CCRC addition expands its research horizons

By Sharron Hannon

The official dedication of a new 36,000-square-foot, $5.2 million addition to the university’s Complex Carbohydrate Research Center was greeted with toasts and speeches from university officials and key players in what President Michael Adams termed “one of the real success stories of this university.”
The addition houses an 800-MHz nuclear magnetic resonance (NMR) spectrometer--a super-conducting magnet with stored energy equivalent to a “semi going down the highway at more than 40 miles per hour,” according to James Prestegard, an NMR expert recruited by UGA earlier this year as a Varian/Georgia Research Alliance Eminent Scholar.

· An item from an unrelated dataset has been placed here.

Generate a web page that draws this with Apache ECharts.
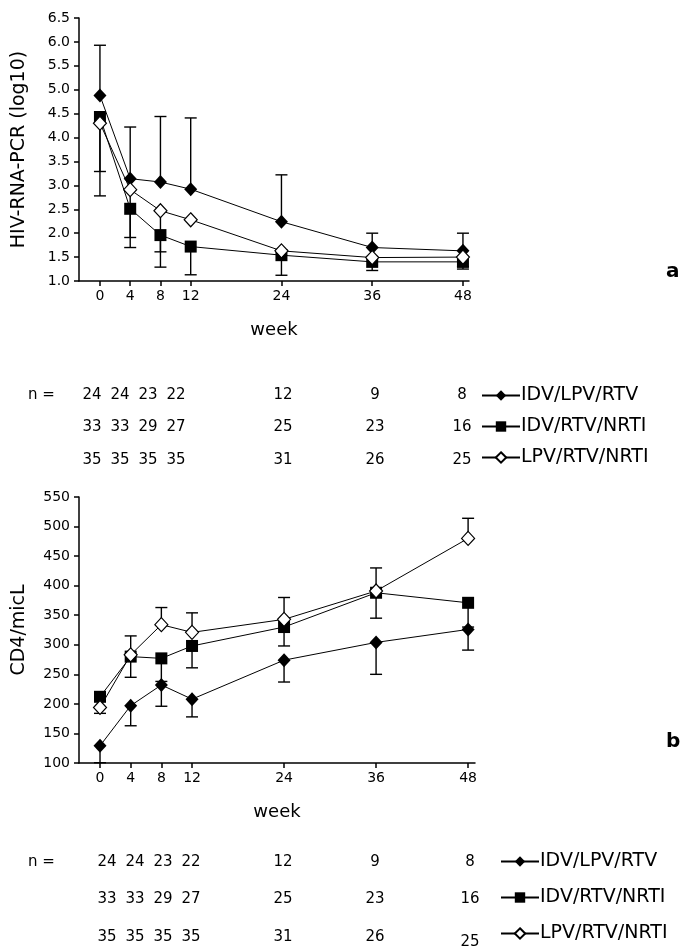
<!DOCTYPE html>
<html>
<head>
<meta charset="utf-8">
<script src="https://cdn.jsdelivr.net/npm/echarts/dist/echarts.min.js"></script>
<style>
  body { margin: 0; background: #fff; }
  #main { width: 681px; height: 948px; }
</style>
</head>
<body>
<div id="main"></div>
<script>
// weeks on study
var weeks = [0, 4, 8, 12, 24, 36, 48];
var names = ['IDV/LPV/RTV', 'IDV/RTV/NRTI', 'LPV/RTV/NRTI'];

// panel a: HIV-RNA (log10)
var rnaIdvLpv = [4.88, 3.14, 3.07, 2.92, 2.24, 1.70, 1.63];
var rnaIdvNrti = [4.43, 2.51, 1.96, 1.72, 1.54, 1.40, 1.40];
var rnaLpvNrti = [4.30, 2.91, 2.47, 2.28, 1.63, 1.49, 1.50];
// error bar ends
var rnaIdvLpvHigh = [5.93, 4.22, 4.44, 4.41, 3.22, 2.00, 2.00];
var rnaIdvNrtiLow = [3.29, 1.91, 1.61, 1.13, 1.12, 1.22, 1.25];
var rnaLpvNrtiLow = [2.78, 1.70, 1.29, null, null, null, 1.30];

// panel b: CD4/micL
var cd4IdvLpv = [129, 197, 232, 208, 274, 304, 326];
var cd4IdvNrti = [212, 280, 277, 298, 330, 388, 371];
var cd4LpvNrti = [194, 283, 334, 321, 343, 391, 480];
var cd4IdvLpvLow = [100.5, 163, 196, 178, 237, 250, 291];
var cd4IdvNrtiLow = [null, 245, 238, 261, 298, 345, 330];
var cd4LpvNrtiHigh = [null, 315, 363, 354, 380, 430, 514];
var cd4LpvNrtiLow = [184, null, null, null, null, null, null];

// patients per visit
var nIdvLpv = [24, 24, 23, 22, 12, 9, 8];
var nIdvNrti = [33, 33, 29, 27, 25, 23, 16];
var nLpvNrti = [35, 35, 35, 35, 31, 26, 25];

var font = 'DejaVu Sans';

function pairs(vals) {
    return weeks.map(function (w, i) { return [w, vals[i]]; });
}
function errData(vals, ends) {
    var out = [];
    weeks.forEach(function (w, i) {
        if (ends[i] != null) out.push([w, vals[i], ends[i]]);
    });
    return out;
}
function renderErr(params, api) {
    var p0 = api.coord([api.value(0), api.value(1)]);
    var p1 = api.coord([api.value(0), api.value(2)]);
    var st = { stroke: '#000', lineWidth: 1.4 };
    return {
        type: 'group',
        children: [
            { type: 'line', shape: { x1: p0[0], y1: p0[1], x2: p1[0], y2: p1[1] }, style: st },
            { type: 'line', shape: { x1: p1[0] - 6, y1: p1[1], x2: p1[0] + 6, y2: p1[1] }, style: st }
        ]
    };
}
function errSeries(g, vals, ends) {
    return {
        type: 'custom', xAxisIndex: g, yAxisIndex: g, z: 1,
        renderItem: renderErr, encode: { x: 0, y: [1, 2] },
        data: errData(vals, ends), silent: true
    };
}
var styles = [
    { symbol: 'diamond', symbolSize: [13, 14], itemStyle: { color: '#000' } },
    { symbol: 'rect', symbolSize: 12, itemStyle: { color: '#000' } },
    { symbol: 'diamond', symbolSize: [13, 14], itemStyle: { color: '#fff', borderColor: '#000', borderWidth: 1.2 } }
];
function lineSeries(g, k, vals) {
    return {
        name: names[k], type: 'line', xAxisIndex: g, yAxisIndex: g, z: 3,
        symbol: styles[k].symbol, symbolSize: styles[k].symbolSize,
        itemStyle: styles[k].itemStyle,
        lineStyle: { color: '#000', width: 1 },
        data: pairs(vals)
    };
}
function xAxisOf(g, min, max) {
    return {
        gridIndex: g, type: 'value', min: min, max: max,
        axisLine: { onZero: false, lineStyle: { color: '#000', width: 1.5 } },
        axisTick: { customValues: weeks, length: 5, lineStyle: { color: '#000', width: 1.5 } },
        axisLabel: { customValues: weeks, color: '#000', fontSize: 14, fontFamily: font, margin: 8 },
        splitLine: { show: false },
        name: 'week', nameLocation: 'middle', nameGap: 40,
        nameTextStyle: { color: '#000', fontSize: 18, fontFamily: font }
    };
}
function yAxisOf(g, min, max, step, title, dec) {
    return {
        gridIndex: g, type: 'value', min: min, max: max, interval: step,
        axisLine: { show: true, onZero: false, lineStyle: { color: '#000', width: 1.5 } },
        axisTick: { show: true, length: 5, lineStyle: { color: '#000', width: 1.5 } },
        axisLabel: {
            color: '#000', fontSize: 14, fontFamily: font, margin: 9,
            formatter: function (v) { return v.toFixed(dec); }
        },
        splitLine: { show: false },
        name: title, nameLocation: 'middle', nameGap: 50,
        nameTextStyle: { color: '#000', fontSize: 19, fontFamily: font }
    };
}

// n = tables
var colsTop = [92, 120, 148, 176, 283, 375, 462];
var colsBot = [107, 135, 163, 191, 283, 375, 470];
function table(cols, rowsY, lastShift) {
    var f = '15px ' + font;
    var els = [{ type: 'text', x: 28, y: rowsY[0], style: { text: 'n =', font: f, fill: '#000', textVerticalAlign: 'middle' } }];
    [nIdvLpv, nIdvNrti, nLpvNrti].forEach(function (row, r) {
        row.forEach(function (v, i) {
            els.push({
                type: 'text', x: cols[i], y: rowsY[r] + (i === 6 && r === 2 ? lastShift : 0),
                style: { text: String(v), font: f, fill: '#000', textAlign: 'center', textVerticalAlign: 'middle' }
            });
        });
    });
    return els;
}
function legendAt(left, top, gap) {
    return {
        data: names, orient: 'vertical', left: left, top: top, itemGap: gap, padding: 0,
        itemWidth: 38, itemHeight: 13, selectedMode: false,
        textStyle: { color: '#000', fontSize: 19, fontFamily: font, padding: [0, 0, 0, -4] }
    };
}

var myChart = echarts.init(document.getElementById('main'));
var option = {
    animation: false,
    backgroundColor: '#fff',
    grid: [
        { left: 79, top: 18, width: 390, height: 263 },
        { left: 79, top: 497, width: 396, height: 266 }
    ],
    xAxis: [xAxisOf(0, -2.77, 48.8), xAxisOf(1, -2.74, 48.9)],
    yAxis: [
        yAxisOf(0, 1, 6.5, 0.5, 'HIV-RNA-PCR (log10)', 1),
        yAxisOf(1, 100, 550, 50, 'CD4/micL', 0)
    ],
    legend: [legendAt(481, 386, 12), legendAt(500, 852, 17)],
    graphic: [].concat(
        table(colsTop, [395, 427, 460], 0),
        table(colsBot, [862, 899, 937], 5),
        [
            { type: 'text', x: 666, y: 272, style: { text: 'a', font: 'bold 20px ' + font, fill: '#000', textVerticalAlign: 'middle' } },
            { type: 'text', x: 666, y: 742, style: { text: 'b', font: 'bold 20px ' + font, fill: '#000', textVerticalAlign: 'middle' } }
        ]
    ),
    series: [
        errSeries(0, rnaIdvLpv, rnaIdvLpvHigh),
        errSeries(0, rnaIdvNrti, rnaIdvNrtiLow),
        errSeries(0, rnaLpvNrti, rnaLpvNrtiLow),
        lineSeries(0, 0, rnaIdvLpv),
        lineSeries(0, 1, rnaIdvNrti),
        lineSeries(0, 2, rnaLpvNrti),
        errSeries(1, cd4IdvLpv, cd4IdvLpvLow),
        errSeries(1, cd4IdvNrti, cd4IdvNrtiLow),
        errSeries(1, cd4LpvNrti, cd4LpvNrtiHigh),
        errSeries(1, cd4LpvNrti, cd4LpvNrtiLow),
        lineSeries(1, 0, cd4IdvLpv),
        lineSeries(1, 1, cd4IdvNrti),
        lineSeries(1, 2, cd4LpvNrti)
    ]
};
if (option && typeof option === "object") {
    myChart.setOption(option, true);
}
</script>
</body>
</html>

The high-field spectrometer--one of only six of its kind in the country--allows subtle probes of how parts of molecules interact with one another and will serve as the stimulus for numerous research projects.

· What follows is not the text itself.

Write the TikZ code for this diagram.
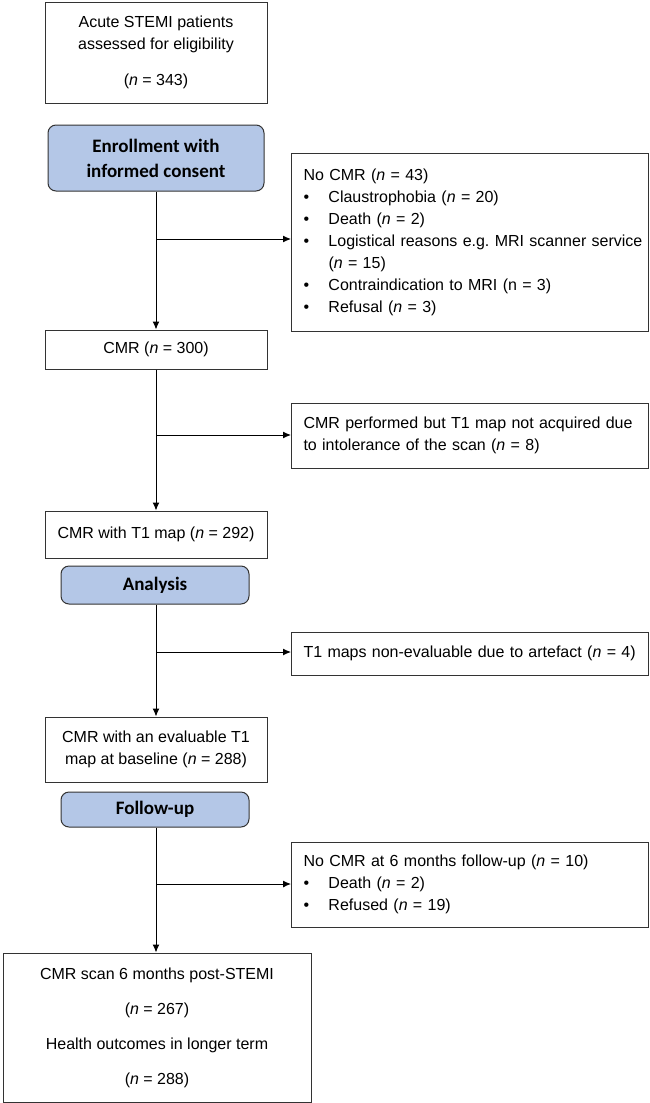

NMR spectroscopy is one of several overlapping, interdisciplinary specialties being developed at the CCRC, which was founded at UGA in 1985 by co-directors Peter Albersheim and Alan Darvill and a 16-member research team.
Today, CCRC personnel number nearly 140--including faculty, staff, post-doctoral research associates, and graduate and undergraduate students. Center scientists are involved in well over
100 collaborations with researchers in 26 states and 15 countries.

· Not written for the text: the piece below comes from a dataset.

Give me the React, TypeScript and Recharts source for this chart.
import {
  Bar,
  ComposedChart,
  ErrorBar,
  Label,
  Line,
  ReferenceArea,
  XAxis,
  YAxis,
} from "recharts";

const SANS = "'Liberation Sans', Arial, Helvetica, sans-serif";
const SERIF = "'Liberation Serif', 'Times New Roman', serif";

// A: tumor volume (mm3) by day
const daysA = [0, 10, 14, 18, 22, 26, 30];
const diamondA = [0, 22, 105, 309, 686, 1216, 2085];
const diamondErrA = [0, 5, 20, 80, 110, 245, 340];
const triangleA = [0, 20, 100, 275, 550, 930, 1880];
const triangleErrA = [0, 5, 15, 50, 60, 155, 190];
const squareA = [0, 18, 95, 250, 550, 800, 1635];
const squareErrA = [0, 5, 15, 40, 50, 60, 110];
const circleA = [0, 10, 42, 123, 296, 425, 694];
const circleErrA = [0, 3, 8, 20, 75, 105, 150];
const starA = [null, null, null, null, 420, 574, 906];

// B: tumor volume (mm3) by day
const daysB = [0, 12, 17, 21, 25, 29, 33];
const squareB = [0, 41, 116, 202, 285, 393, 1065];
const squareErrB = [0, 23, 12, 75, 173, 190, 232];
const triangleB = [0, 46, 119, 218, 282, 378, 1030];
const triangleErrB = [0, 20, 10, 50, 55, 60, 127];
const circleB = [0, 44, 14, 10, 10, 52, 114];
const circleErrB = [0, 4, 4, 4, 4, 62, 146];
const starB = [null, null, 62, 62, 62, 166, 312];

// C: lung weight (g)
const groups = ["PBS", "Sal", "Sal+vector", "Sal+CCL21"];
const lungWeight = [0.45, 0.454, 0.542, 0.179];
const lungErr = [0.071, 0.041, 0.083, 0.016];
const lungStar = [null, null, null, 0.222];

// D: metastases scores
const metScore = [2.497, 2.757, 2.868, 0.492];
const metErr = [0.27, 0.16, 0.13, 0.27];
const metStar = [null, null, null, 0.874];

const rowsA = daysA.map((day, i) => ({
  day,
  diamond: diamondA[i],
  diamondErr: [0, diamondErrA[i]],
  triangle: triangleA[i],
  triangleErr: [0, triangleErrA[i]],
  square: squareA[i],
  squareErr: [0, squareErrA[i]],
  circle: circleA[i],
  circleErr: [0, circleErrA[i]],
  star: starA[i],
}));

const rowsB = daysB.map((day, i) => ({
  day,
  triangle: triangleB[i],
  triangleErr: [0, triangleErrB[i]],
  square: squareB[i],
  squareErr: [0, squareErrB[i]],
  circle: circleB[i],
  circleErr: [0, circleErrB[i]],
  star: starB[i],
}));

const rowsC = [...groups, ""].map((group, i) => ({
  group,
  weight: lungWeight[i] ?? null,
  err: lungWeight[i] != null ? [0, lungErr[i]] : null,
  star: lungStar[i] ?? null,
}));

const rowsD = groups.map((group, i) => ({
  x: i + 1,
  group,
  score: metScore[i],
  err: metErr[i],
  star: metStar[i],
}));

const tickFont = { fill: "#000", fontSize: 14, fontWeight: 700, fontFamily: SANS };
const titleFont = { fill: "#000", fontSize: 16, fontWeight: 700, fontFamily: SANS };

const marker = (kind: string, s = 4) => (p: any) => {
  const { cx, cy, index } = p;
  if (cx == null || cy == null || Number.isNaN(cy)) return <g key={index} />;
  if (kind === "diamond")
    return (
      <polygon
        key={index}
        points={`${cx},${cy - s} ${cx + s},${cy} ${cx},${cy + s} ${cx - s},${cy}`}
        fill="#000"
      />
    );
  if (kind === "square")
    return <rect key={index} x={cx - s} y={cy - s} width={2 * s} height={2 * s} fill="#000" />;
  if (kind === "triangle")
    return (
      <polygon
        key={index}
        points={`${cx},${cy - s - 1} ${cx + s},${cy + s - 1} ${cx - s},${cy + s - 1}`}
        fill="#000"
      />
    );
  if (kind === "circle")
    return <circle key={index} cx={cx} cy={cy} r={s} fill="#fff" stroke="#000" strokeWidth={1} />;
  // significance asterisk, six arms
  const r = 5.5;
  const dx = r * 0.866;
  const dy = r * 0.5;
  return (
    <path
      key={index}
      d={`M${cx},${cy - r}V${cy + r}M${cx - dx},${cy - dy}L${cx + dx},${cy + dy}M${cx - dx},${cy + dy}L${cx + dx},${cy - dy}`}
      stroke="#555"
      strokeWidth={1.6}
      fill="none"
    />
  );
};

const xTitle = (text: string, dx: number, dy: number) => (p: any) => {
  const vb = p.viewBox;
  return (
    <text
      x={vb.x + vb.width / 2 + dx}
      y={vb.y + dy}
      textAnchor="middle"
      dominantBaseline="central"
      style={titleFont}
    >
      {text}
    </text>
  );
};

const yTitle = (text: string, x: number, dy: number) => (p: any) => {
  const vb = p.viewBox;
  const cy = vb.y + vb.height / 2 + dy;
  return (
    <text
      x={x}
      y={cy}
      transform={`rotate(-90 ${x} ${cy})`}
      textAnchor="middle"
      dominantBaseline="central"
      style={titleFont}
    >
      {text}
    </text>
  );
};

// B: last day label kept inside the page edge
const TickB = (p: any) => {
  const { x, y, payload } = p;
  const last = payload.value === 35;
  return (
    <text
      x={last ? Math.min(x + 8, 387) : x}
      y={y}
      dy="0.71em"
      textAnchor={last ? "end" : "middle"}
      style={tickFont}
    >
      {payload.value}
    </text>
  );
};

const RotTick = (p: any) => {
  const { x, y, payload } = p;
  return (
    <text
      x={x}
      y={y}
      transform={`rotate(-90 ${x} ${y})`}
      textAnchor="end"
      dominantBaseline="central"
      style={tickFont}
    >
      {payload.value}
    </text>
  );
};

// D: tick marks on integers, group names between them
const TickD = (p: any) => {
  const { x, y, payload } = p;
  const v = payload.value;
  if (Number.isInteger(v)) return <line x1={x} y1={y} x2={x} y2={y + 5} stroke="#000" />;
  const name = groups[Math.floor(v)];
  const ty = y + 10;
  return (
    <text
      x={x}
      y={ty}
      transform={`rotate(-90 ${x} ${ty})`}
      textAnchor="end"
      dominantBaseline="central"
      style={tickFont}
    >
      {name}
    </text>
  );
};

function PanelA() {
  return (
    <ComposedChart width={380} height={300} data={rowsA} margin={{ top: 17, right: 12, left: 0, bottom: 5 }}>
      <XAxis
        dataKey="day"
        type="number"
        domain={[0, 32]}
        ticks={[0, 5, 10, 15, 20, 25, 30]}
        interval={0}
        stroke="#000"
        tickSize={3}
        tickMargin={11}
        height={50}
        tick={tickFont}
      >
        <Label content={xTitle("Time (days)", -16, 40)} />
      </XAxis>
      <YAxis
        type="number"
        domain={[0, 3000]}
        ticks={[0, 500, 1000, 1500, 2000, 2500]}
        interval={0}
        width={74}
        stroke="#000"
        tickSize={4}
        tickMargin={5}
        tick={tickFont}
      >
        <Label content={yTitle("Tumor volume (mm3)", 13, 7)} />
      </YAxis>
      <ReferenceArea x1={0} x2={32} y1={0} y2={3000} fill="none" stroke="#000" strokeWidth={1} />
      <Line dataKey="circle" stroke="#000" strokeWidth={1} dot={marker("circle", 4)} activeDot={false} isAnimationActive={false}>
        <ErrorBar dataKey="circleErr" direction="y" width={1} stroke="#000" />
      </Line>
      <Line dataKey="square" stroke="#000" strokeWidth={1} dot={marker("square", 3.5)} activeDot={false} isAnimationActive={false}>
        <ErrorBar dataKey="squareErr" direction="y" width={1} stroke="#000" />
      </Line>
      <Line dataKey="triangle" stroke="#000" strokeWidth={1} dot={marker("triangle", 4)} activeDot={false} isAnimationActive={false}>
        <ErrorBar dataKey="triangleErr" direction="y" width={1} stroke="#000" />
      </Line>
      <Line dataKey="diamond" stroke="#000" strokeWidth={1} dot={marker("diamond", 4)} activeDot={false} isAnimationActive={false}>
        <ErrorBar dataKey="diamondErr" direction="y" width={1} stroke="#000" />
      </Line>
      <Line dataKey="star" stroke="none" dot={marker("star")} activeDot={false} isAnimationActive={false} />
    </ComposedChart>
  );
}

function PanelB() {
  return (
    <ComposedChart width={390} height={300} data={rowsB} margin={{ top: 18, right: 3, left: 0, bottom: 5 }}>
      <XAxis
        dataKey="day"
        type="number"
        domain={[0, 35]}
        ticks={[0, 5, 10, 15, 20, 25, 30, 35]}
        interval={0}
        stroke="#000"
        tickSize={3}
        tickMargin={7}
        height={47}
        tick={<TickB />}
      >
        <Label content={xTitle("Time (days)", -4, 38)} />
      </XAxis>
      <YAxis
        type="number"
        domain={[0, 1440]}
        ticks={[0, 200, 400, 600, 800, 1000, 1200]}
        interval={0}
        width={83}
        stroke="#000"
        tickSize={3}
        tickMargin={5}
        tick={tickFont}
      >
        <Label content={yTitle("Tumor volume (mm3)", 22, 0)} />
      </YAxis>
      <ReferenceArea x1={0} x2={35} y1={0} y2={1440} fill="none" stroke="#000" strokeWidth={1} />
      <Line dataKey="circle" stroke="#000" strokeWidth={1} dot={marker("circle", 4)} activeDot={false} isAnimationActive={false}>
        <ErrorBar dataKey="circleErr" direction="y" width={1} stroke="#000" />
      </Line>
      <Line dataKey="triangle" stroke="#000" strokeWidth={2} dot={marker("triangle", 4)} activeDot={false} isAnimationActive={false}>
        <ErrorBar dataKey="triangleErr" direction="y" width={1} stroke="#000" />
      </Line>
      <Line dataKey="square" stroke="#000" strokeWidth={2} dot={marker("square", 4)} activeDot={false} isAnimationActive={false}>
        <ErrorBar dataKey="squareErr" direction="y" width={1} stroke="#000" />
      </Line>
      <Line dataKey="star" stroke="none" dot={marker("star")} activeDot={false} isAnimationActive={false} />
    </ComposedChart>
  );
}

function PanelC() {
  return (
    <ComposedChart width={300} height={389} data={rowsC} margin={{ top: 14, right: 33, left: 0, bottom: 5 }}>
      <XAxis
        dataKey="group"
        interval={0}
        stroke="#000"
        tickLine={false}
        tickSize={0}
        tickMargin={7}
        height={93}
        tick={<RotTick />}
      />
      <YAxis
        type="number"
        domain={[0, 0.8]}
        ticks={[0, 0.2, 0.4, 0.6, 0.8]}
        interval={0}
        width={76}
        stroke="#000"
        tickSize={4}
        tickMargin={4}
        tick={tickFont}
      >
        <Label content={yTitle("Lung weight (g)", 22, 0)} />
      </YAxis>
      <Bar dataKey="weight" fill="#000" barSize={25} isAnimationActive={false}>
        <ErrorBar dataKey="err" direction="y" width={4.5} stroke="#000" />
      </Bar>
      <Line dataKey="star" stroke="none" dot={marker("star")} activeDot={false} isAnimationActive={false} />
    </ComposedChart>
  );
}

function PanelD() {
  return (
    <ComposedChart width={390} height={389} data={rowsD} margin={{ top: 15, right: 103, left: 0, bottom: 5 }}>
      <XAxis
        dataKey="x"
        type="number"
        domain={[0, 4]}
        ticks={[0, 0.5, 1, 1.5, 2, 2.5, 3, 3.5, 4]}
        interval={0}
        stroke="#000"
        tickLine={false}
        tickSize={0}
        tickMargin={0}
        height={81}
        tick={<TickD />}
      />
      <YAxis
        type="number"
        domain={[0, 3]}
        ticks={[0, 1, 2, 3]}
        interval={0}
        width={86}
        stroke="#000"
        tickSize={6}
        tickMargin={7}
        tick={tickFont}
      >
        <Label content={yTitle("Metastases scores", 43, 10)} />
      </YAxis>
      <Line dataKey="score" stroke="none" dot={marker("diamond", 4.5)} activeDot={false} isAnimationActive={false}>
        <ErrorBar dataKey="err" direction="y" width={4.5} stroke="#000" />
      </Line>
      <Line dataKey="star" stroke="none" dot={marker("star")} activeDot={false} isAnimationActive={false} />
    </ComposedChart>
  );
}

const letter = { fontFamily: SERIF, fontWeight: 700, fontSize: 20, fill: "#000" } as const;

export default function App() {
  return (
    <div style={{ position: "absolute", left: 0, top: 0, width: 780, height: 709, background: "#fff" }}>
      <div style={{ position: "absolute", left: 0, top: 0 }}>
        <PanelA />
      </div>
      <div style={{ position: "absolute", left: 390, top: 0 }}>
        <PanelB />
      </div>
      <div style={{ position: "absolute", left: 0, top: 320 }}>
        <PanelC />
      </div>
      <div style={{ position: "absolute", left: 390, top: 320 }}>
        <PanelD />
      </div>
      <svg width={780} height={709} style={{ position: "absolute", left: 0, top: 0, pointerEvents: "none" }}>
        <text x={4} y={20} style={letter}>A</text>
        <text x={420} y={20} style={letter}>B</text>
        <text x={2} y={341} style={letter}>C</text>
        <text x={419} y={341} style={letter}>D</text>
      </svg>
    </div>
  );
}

“We are fortunate to live and work in this state at this point in history,” said board of regents chairman Ed Jenkins at the Oct. 21 dedication event at the facility on Riverbend Road. “Georgia is at a never-before-seen level of national prominence and the CCRC is a symbol of our unending drive for national and international recognition.”
Jenkins and other speakers at the dedication praised the Georgia Research Alliance, which garners funds from state and private sources for research work at six Georgia colleges and universities. GRA funding was crucial in providing the new CCRC facilities and equipment.
“The GRA is bullish on the CCRC,” said GRA president William Todd. “This is precisely the kind of investment we like to make.”
In addition to the NMR facilities, the new addition houses seven research laboratories, a technology-transfer laboratory, and specialized rooms for chromatography, computer graphics and animal cell culture, plus a 200-seat auditorium and a library.
Four of the seven research labs are occupied by Geert-Jan Boons, who is establishing the CCRC’s research program in synthetic carbohydrate chemistry. Boons joined the CCRC faculty this summer, bringing with him a 15-member research team representing 10 different nationalities.
Boons describes synthetic carbohydrate chemistry as a still-developing field of research. His group is seeking to produce fully synthetic vaccines--with a particular focus on Group B Type III streptococcus, which can be fatal to babies infected at birth. The goal: to efficiently produce a safe vaccine for pregnant women.
This and other projects bring the CCRC an annual research income of some $4 million from competitive grants and contracts.
CCRC researchers collaborate with colleagues in Georgia and around the world via the Internet and through distance-learning. In addition, the center offers hands-on courses during the summer for students and established researchers from academe and industry. The new addition provides dedicated lab and lecture space for this purpose.